The nature of playing quarterback makes late-season trades rare and usually fruitless. All of which made Collaros’ performance over Winnipeg’s final four games that much more remarkable.

There was a bit of serendipity involved in the Bombers’ championship narrative. In the days leading up to the CFL’s October trade deadline, then Toronto GM Jim Popp had negotiated an extension with the Argos for Collaros.

The two sides had agreed on the terms, but the deal hadn’t been approved by team president Bill Manning, who fired Popp before pen was put to paper on the deal.

Toronto’s newly hired management team of Pinball Clemons and John Murphy instead dealt Collaros to Winnipeg in a deal that involved only the exchange of draft picks.

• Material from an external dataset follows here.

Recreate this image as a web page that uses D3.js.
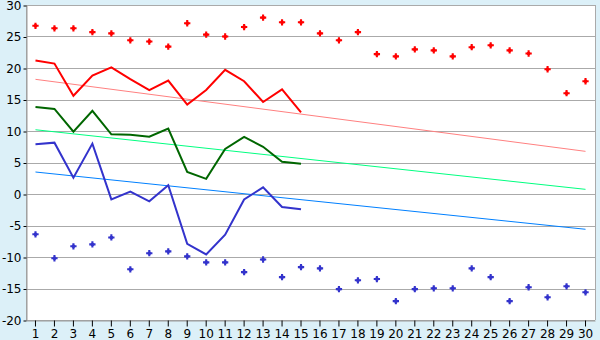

The BC Lions’ 55-8 win over Toronto on Oct. 5 that triggered Popp’s firing ultimately kept Collaros from being extended by Toronto and put him on the trade market, giving the Bombers a rare chance to pounce.

It was a short journey for Collaros to winning a Grey Cup as a Blue Bomber, but a long one for a lot of others within the team and the organization.

General manager Kyle Walters and head coach Mike O’Shea had spent six years building together, including going 12-24 during their first two seasons. A dubious record like that, at least with some organizations, is enough to get you fired.

The emergence of Nichols at quarterback in 2016 led to three seasons of double-digit wins but three years of playoff losses without reaching a Grey Cup. Then it all came together in 2019, a combination of hard work, a touch of luck and a lot of perseverance.

It was a championship built over time, a product of the commitment and patience necessary to see it through.

What they’ve been up to since we last saw them

After completing their fourth consecutive season of double-digit wins, the Blue Bombers have focused on maintaining consistency since the end of the 2019 season.

Former offensive co-ordinator Paul LaPolice departed to become the head coach in Ottawa, and was replaced by Buck Pierce, who spent four seasons as Winnipeg’s quarterback coach.

The Bombers signed both Collaros and Jefferson to new deals after the 2019 season, deals which they later restructured to keep the roster intact amid the pressure of cutting roughly $500,000 in salary for 2021. Other prominent players, such as Harris and linebacker Adam Bighill, re-did their deals for this season as well.

The Bombers got a recent bonus when Canadian defensive lineman Jonathan Kongbo rejoined Winnipeg after spending last season trying to stick in the NFL.

There will be holes to fill, especially in the secondary and on special teams with the retirement of punter/kicker Justin Medlock.

For the most part, the Blue Bomber team that takes the field on Aug. 5 will look very much like the one that walked off the field 20 months ago with a feeling of mission accomplished.